TASK BRIEF => Without the pictures, print the lines running from the beginning of the material to the line containing "const cv = [2.65, 2.95, 3.0, 2.5, 1.71, 1.81, 1.91]", both ends included.

DATA EXTRACT =>
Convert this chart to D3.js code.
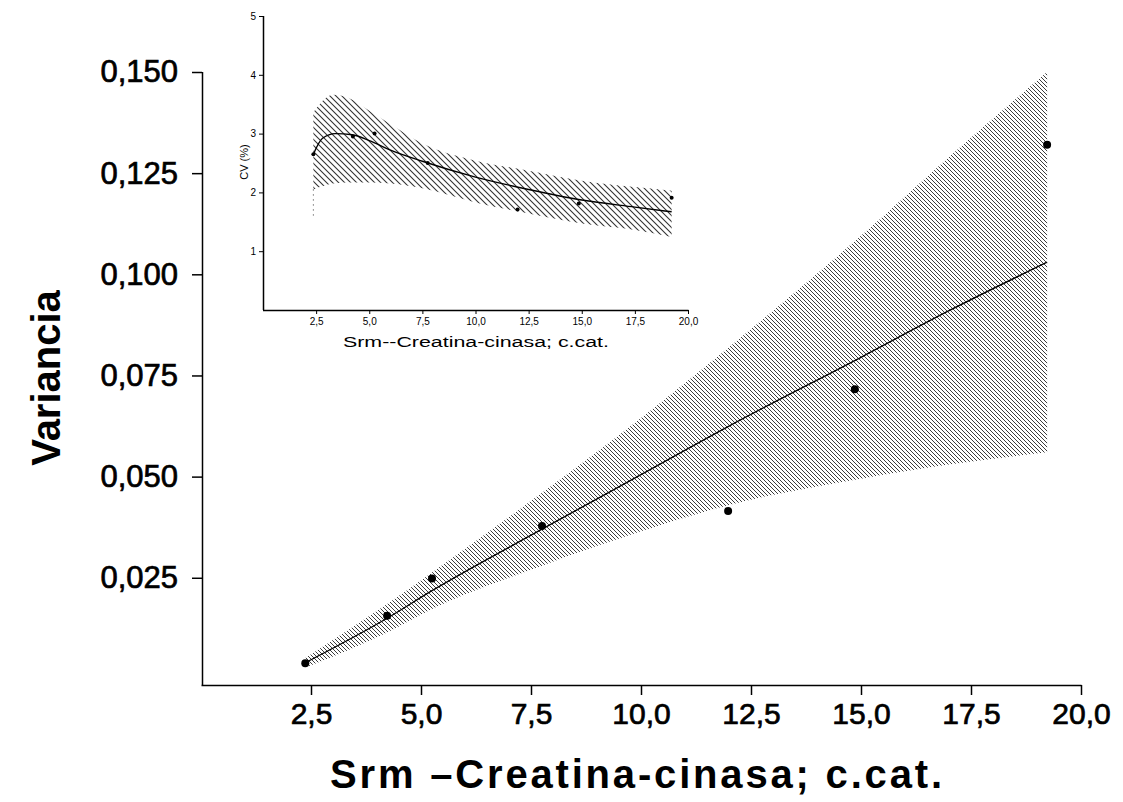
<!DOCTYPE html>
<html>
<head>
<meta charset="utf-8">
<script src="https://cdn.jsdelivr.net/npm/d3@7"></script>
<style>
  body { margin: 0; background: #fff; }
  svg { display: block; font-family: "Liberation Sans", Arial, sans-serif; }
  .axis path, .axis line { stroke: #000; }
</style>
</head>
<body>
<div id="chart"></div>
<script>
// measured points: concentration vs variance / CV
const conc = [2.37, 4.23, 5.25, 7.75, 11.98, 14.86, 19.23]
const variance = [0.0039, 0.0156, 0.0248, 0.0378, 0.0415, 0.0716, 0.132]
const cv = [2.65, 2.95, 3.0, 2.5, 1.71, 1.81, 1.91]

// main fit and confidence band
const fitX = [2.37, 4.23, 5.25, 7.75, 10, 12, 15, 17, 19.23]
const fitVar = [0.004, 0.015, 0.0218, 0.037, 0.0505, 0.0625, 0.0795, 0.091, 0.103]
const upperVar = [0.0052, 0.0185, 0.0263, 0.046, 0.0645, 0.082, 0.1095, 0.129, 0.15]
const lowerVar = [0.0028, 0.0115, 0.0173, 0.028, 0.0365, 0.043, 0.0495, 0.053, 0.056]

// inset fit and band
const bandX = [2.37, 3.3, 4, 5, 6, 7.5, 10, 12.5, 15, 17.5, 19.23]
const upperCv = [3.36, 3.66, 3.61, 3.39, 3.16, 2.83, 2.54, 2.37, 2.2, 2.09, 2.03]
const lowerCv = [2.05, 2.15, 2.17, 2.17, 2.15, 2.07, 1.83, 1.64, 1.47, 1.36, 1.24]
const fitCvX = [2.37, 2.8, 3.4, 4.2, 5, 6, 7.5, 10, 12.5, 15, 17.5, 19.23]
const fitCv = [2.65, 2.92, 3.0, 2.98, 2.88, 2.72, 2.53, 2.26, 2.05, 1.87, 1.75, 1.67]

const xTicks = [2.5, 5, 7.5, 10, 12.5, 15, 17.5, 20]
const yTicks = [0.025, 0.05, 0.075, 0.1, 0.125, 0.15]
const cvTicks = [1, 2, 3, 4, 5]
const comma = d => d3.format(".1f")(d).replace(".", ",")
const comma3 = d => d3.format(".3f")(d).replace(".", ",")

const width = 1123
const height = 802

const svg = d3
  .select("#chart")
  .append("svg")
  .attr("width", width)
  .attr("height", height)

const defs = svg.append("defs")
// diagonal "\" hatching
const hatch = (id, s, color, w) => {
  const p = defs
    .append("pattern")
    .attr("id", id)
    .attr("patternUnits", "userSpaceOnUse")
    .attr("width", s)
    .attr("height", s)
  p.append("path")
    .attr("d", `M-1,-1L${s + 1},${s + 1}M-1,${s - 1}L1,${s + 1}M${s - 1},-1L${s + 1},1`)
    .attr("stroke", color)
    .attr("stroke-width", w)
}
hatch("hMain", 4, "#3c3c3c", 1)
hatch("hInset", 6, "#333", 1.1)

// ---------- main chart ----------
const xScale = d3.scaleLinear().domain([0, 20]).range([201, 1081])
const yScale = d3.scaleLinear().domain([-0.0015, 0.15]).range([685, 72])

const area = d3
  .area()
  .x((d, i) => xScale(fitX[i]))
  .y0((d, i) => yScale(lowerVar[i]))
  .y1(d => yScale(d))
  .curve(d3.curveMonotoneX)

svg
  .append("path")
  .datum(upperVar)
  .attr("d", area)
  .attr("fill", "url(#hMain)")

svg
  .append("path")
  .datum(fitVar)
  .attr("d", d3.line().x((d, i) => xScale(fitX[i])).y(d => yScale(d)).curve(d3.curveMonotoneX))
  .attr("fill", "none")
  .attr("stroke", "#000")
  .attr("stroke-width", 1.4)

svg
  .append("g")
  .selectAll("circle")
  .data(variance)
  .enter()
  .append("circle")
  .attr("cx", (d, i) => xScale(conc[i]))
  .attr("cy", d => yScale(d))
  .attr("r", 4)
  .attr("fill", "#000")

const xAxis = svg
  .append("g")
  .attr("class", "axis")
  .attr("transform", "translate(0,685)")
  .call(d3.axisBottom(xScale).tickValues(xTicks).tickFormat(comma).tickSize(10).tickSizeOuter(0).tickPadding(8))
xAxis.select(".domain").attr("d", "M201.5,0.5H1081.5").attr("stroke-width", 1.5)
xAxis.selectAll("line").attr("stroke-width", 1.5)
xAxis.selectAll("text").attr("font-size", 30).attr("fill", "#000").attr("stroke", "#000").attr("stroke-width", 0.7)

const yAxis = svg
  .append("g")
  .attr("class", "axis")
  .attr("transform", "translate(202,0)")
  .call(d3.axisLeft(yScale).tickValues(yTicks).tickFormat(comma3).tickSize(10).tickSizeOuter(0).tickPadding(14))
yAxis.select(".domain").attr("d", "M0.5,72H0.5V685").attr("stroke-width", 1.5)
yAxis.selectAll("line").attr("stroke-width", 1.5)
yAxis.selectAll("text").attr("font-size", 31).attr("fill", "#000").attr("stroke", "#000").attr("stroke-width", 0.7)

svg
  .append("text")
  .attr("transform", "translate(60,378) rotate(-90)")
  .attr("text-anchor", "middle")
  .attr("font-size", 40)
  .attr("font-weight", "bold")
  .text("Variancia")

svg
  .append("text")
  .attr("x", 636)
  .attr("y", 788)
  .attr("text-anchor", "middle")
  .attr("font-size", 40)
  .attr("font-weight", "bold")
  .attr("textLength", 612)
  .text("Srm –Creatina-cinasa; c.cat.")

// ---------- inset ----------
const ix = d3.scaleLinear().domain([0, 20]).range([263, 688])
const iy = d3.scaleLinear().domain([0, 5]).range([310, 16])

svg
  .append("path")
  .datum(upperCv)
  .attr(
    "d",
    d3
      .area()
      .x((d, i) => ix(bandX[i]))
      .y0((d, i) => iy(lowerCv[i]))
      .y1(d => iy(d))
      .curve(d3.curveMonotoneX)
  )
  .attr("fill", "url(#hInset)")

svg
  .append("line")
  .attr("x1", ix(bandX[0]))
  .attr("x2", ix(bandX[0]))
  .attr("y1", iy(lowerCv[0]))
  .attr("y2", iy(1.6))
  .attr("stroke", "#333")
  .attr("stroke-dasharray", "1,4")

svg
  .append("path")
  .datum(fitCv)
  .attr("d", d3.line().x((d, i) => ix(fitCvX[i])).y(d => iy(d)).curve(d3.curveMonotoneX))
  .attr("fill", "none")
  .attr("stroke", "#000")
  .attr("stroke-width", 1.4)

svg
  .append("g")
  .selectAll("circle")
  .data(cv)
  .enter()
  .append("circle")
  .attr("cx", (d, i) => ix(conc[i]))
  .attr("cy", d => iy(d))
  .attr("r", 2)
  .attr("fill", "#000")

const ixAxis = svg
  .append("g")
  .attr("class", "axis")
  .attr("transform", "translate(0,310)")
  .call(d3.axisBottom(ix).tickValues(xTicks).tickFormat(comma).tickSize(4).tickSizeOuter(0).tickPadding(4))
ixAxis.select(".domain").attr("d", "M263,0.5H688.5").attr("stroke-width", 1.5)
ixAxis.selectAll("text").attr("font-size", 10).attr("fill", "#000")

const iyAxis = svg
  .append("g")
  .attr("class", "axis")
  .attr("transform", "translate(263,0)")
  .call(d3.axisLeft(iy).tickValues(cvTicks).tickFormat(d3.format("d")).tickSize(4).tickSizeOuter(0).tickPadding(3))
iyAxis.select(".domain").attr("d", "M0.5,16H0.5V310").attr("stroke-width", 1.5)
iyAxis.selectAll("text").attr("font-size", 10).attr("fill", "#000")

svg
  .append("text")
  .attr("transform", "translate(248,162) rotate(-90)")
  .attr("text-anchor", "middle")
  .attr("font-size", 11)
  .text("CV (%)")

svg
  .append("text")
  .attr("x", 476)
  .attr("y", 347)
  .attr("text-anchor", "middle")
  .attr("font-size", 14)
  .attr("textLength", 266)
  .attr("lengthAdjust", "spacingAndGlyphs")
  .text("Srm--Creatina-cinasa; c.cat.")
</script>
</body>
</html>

WRITTEN REPLY =>
Convert this chart to D3.js code.
<!DOCTYPE html>
<html>
<head>
<meta charset="utf-8">
<script src="https://cdn.jsdelivr.net/npm/d3@7"></script>
<style>
  body { margin: 0; background: #fff; }
  svg { display: block; font-family: "Liberation Sans", Arial, sans-serif; }
  .axis path, .axis line { stroke: #000; }
</style>
</head>
<body>
<div id="chart"></div>
<script>
// measured points: concentration vs variance / CV
const conc = [2.37, 4.23, 5.25, 7.75, 11.98, 14.86, 19.23]
const variance = [0.0039, 0.0156, 0.0248, 0.0378, 0.0415, 0.0716, 0.132]
const cv = [2.65, 2.95, 3.0, 2.5, 1.71, 1.81, 1.91]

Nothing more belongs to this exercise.